Deirdre Kelly

Reading Paul McCartney



British music critic Howard Sounes measures Sir Paul against his Beatles’ successes, taking him to task for his post-Beatles experiences with Wings, a band he dismisses as worse than banal. Sounes bases his assessment on the bottom-of-the barrel lyrics he believes Sir Paul churned out during the 1970s while perpetually stoned and overly dependent on Linda, his devoted yet glaringly untalented (in the music department)  wife. (As George Martin once said, Linda was no subsitute for John Lennon, just as Yoko was never a subsitute for Paul).

Sounes does one better than Peter Carlin, who also recently published a book on McCartney, in suggesting that Sir Paul may have a character flaw preventing him from scaling again the heights of greatness such as he knew when a member of the greatnest band on earth.

McCartney, people who know him say, can not brook criticism and rarely allows others to guide him, even when he’s so “Mary Had a Little Lamb” wrong.

He also has grown too fond of playing it safe. The section of the book in which Sounes quotes Sir David Putnam saying that Macca tends more to rest on his natural talents rather than pushing them forward into the rarefied realm of genius, is especially thought-provoking in this regard.

But is the criticism a fair one?

When I shared Sir David’s pointed jab at fellow knight Sir Paul with my cultural anthropologist husband, a popular music expert who did his dissertation on rock music, he deftly countered it, and he is not Beatles besotted as I am.

Professor Victor Barac said that rock and roll is a young man’s pursuit and it is unfair to hold an aging rocker to the standards of his own past.

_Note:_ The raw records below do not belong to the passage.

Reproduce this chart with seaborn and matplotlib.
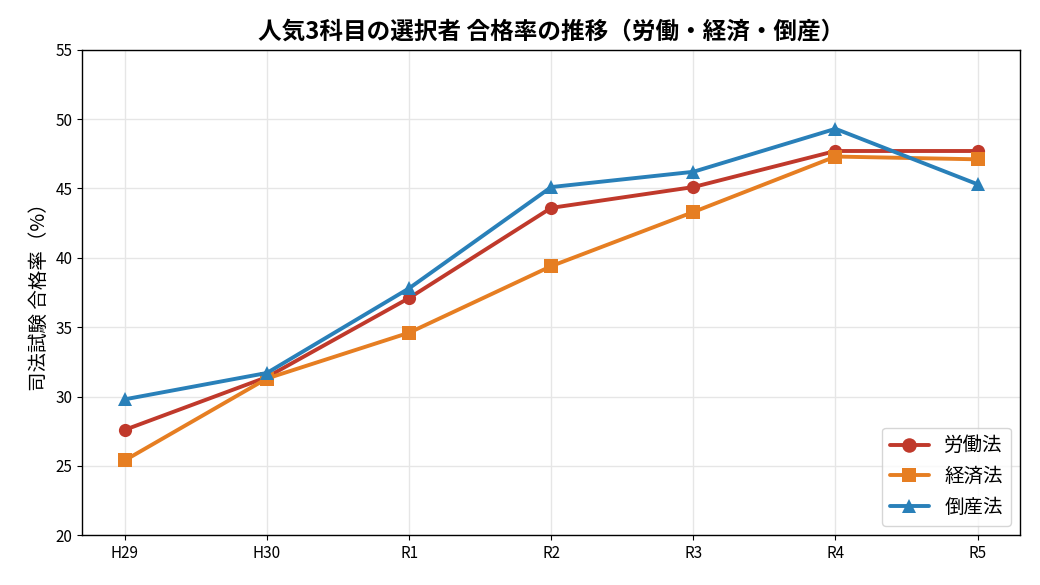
import numpy as np
import pandas as pd
import matplotlib
matplotlib.use("Agg")
import matplotlib.pyplot as plt
import seaborn as sns

# data
years = ['H29', 'H30', 'R1', 'R2', 'R3', 'R4', 'R5']
labor = [27.6, 31.4, 37.1, 43.6, 45.1, 47.7, 47.7]
economic = [25.4, 31.3, 34.6, 39.4, 43.3, 47.3, 47.1]
bankruptcy = [29.8, 31.7, 37.8, 45.1, 46.2, 49.3, 45.3]
subjects = ['労働法', '経済法', '倒産法']

df = pd.DataFrame({
    'year': years * 3,
    'subject': [s for s in subjects for _ in years],
    'rate': labor + economic + bankruptcy,
})
df['x'] = df['year'].map({y: i for i, y in enumerate(years)})

sns.set_style("ticks")
plt.rcParams['font.family'] = ['Noto Sans CJK JP', 'DejaVu Sans']
plt.rcParams['text.color'] = 'black'
plt.rcParams['axes.labelcolor'] = 'black'
plt.rcParams['xtick.color'] = 'black'
plt.rcParams['ytick.color'] = 'black'

fig, ax = plt.subplots(figsize=(10.4, 5.85), dpi=100)
palette = {'労働法': '#c0392b', '経済法': '#e67e22', '倒産法': '#2980b9'}
markers = {'労働法': 'o', '経済法': 's', '倒産法': '^'}
sns.lineplot(data=df, x='x', y='rate', hue='subject', style='subject',
             palette=palette, markers=markers, dashes=False,
             linewidth=2.8, markersize=9.5, markeredgewidth=0, ax=ax)

ax.set_xticks(range(len(years)))
ax.set_xticklabels(years)
ax.set_xlim(-0.3, 6.3)
ax.set_ylim(20, 55)
ax.set_yticks(range(20, 56, 5))
ax.grid(True, color='#e6e6e6', linewidth=1)
ax.set_axisbelow(True)
for s in ax.spines.values():
    s.set_visible(True)
    s.set_color('black')
    s.set_linewidth(1)
ax.tick_params(labelsize=11)
ax.set_xlabel('')
ax.set_ylabel('司法試験 合格率（%）', fontsize=14)
ax.set_title('人気3科目の選択者 合格率の推移（労働・経済・倒産）',
             fontsize=17, fontweight='bold', pad=8)
leg = ax.legend(loc='lower right', fontsize=14, frameon=True, title=None,
                markerscale=1.1)
leg.get_frame().set_edgecolor('#cccccc')

fig.subplots_adjust(left=0.079, right=0.981, top=0.915, bottom=0.085)
fig.savefig('out.png', dpi=100)
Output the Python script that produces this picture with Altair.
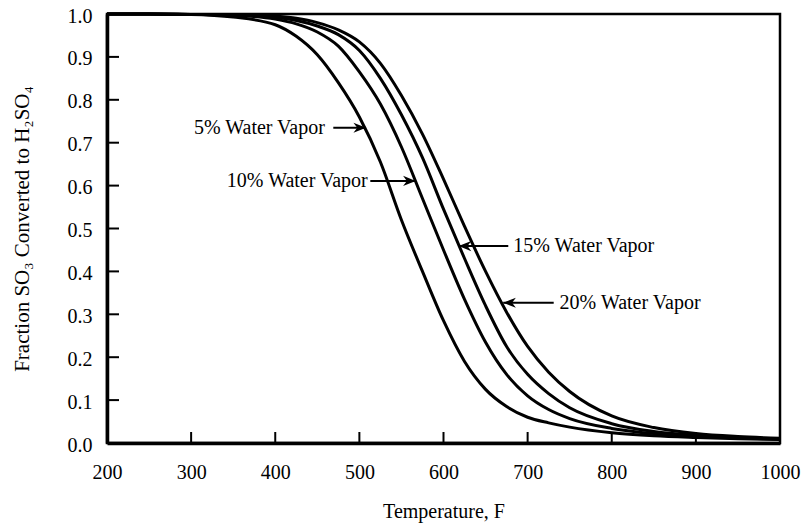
import altair as alt
import pandas as pd

# Temperature (F) grid at which the curves were read
temps = [200, 250, 300, 350, 400, 425, 450, 475, 500, 525, 550, 575, 600,
         625, 650, 675, 700, 725, 750, 800, 850, 900, 950, 1000]

frac_5 = [1.0, 1.0, 0.999, 0.993, 0.975, 0.948, 0.905, 0.84, 0.76, 0.655, 0.52,
          0.40, 0.285, 0.19, 0.125, 0.085, 0.06, 0.047, 0.037, 0.024, 0.017,
          0.013, 0.010, 0.008]
frac_10 = [1.0, 1.0, 0.999, 0.997, 0.988, 0.977, 0.958, 0.925, 0.865, 0.79, 0.69,
           0.57, 0.45, 0.335, 0.235, 0.16, 0.11, 0.078, 0.057, 0.034, 0.022,
           0.016, 0.012, 0.009]
frac_15 = [1.0, 1.0, 0.999, 0.998, 0.992, 0.985, 0.972, 0.952, 0.915, 0.85, 0.765,
           0.665, 0.545, 0.43, 0.32, 0.225, 0.16, 0.115, 0.082, 0.045, 0.027,
           0.018, 0.013, 0.010]
frac_20 = [1.0, 1.0, 0.999, 0.999, 0.995, 0.99, 0.98, 0.963, 0.935, 0.885,
           0.81, 0.72, 0.615, 0.505, 0.40, 0.305, 0.225, 0.165, 0.12, 0.063,
           0.036, 0.022, 0.015, 0.011]

series_names = ["5%", "10%", "15%", "20%"]

x_ticks = [300, 400, 500, 600, 700, 800, 900]
y_ticks = [0.1, 0.2, 0.3, 0.4, 0.5, 0.6, 0.7, 0.8, 0.9]
x_label_values = [200, 300, 400, 500, 600, 700, 800, 900, 1000]
y_label_values = [0.0, 0.1, 0.2, 0.3, 0.4, 0.5, 0.6, 0.7, 0.8, 0.9, 1.0]

# Annotations (data units)
ann_text = ["5% Water Vapor", "10% Water Vapor", "15% Water Vapor", "20% Water Vapor"]
ann_text_x = [459, 510, 683, 738]
ann_y = [0.735, 0.611, 0.459, 0.327]
ann_shaft_x = [469, 513, 677, 731]
ann_tip_x = [508, 567, 618, 671]
ann_angle = [0, 0, 180, 180]
ann_side = ["right", "right", "left", "left"]

FONT = "Liberation Serif"

rows = []
for name, vals in zip(series_names, [frac_5, frac_10, frac_15, frac_20]):
    for t, v in zip(temps, vals):
        rows.append({"series": name, "temp": t, "frac": v})
curves = pd.DataFrame(rows)

ann = pd.DataFrame({"text": ann_text, "tx": ann_text_x, "y": ann_y,
                    "sx": ann_shaft_x, "tip": ann_tip_x, "angle": ann_angle,
                    "side": ann_side})

xscale = alt.Scale(domain=[200, 1000], nice=False, zero=False)
yscale = alt.Scale(domain=[0, 1], nice=False)

x_axis = alt.Axis(values=x_label_values, format="d", grid=False, ticks=False,
                  tickSize=0, labelPadding=19, labelFont=FONT, labelFontSize=20,
                  labelColor="black", domainColor="black", domainWidth=3.5,
                  title="Temperature, F", titleFont=FONT, titleFontSize=20,
                  titleFontWeight="normal", titleColor="black", titlePadding=19,
                  labelFlush=False)
y_axis = alt.Axis(values=y_label_values, format=".1f", grid=False, ticks=False,
                  tickSize=0, labelPadding=15, labelOffset=2, labelFont=FONT,
                  labelFontSize=20, labelColor="black", domainColor="black",
                  domainWidth=3.5,
                  title="Fraction SO\u2083 Converted to H\u2082SO\u2084",
                  titleFont=FONT, titleFontSize=21, titleFontWeight="normal",
                  titleColor="black", titlePadding=35, labelFlush=False)

lines = alt.Chart(curves).mark_line(color="black", strokeWidth=3,
                                    interpolate="monotone").encode(
    x=alt.X("temp:Q", scale=xscale, axis=x_axis),
    y=alt.Y("frac:Q", scale=yscale, axis=y_axis),
    detail="series:N",
)

ytick_df = pd.DataFrame({"v": y_ticks})
yticks = alt.Chart(ytick_df).mark_rule(color="black", strokeWidth=2).encode(
    y=alt.Y("v:Q", scale=yscale, axis=y_axis),
    x=alt.value(0), x2=alt.value(12),
)
xtick_df = pd.DataFrame({"v": x_ticks})
xticks = alt.Chart(xtick_df).mark_rule(color="black", strokeWidth=2).encode(
    x=alt.X("v:Q", scale=xscale, axis=x_axis),
    y=alt.value(429), y2=alt.value(418),
)

shafts = alt.Chart(ann).mark_rule(color="black", strokeWidth=2).encode(
    x=alt.X("sx:Q", scale=xscale, axis=x_axis),
    x2="tip:Q",
    y=alt.Y("y:Q", scale=yscale, axis=y_axis),
)

arrow_path = "M0,0L-2,-0.8L-1.4,0L-2,0.8Z"
heads = alt.Chart(ann).mark_point(shape=arrow_path, filled=True, size=160,
                                  color="black", opacity=1, strokeWidth=0).encode(
    x=alt.X("tip:Q", scale=xscale, axis=x_axis),
    y=alt.Y("y:Q", scale=yscale, axis=y_axis),
    angle=alt.Angle("angle:Q", scale=None),
)

text_r = alt.Chart(ann).transform_filter(alt.datum.side == "right").mark_text(
    align="right", baseline="middle", font=FONT, fontSize=20, color="black"
).encode(
    x=alt.X("tx:Q", scale=xscale, axis=x_axis),
    y=alt.Y("y:Q", scale=yscale, axis=y_axis),
    text="text:N",
)
text_l = alt.Chart(ann).transform_filter(alt.datum.side == "left").mark_text(
    align="left", baseline="middle", font=FONT, fontSize=20, color="black"
).encode(
    x=alt.X("tx:Q", scale=xscale, axis=x_axis),
    y=alt.Y("y:Q", scale=yscale, axis=y_axis),
    text="text:N",
)

chart = alt.layer(lines, yticks, xticks, shafts, heads, text_r, text_l).properties(
    width=673, height=429,
    autosize=alt.AutoSizeParams(type="none"),
    padding={"left": 99, "top": 6, "right": 24, "bottom": 80},
    background="white",
).configure_view(
    stroke="black", strokeWidth=2.5
)

chart.save("out.html", embed_options={"renderer": "svg", "actions": False})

McCartney, nearing 70, no longer is guided by the same impulses as he was in his youth. From the perspective of rock and roll, he is an entirely different man, a more mature artist who surely is entitled to call it “Another Day.”

Het, if you’ve seen McCartney in concert lately, it’s clear that he himself is measuring himself against his own legend. The Beatles are his standard of excellence.

Not that that’s entirely a bad thing: His Beatles set list is sublime and it’s heart racingly exciting to see him standing in front of projected images of himself with the other Beatles during their heyday.

He really was great, along with the other Fabs. Perhaps it is too much to ask for him to be even greater than he once was.

As the recent Heather Mills debacle shows, described by Sounes as the greatest mistake of McCartney’s life, the man is only human, after all.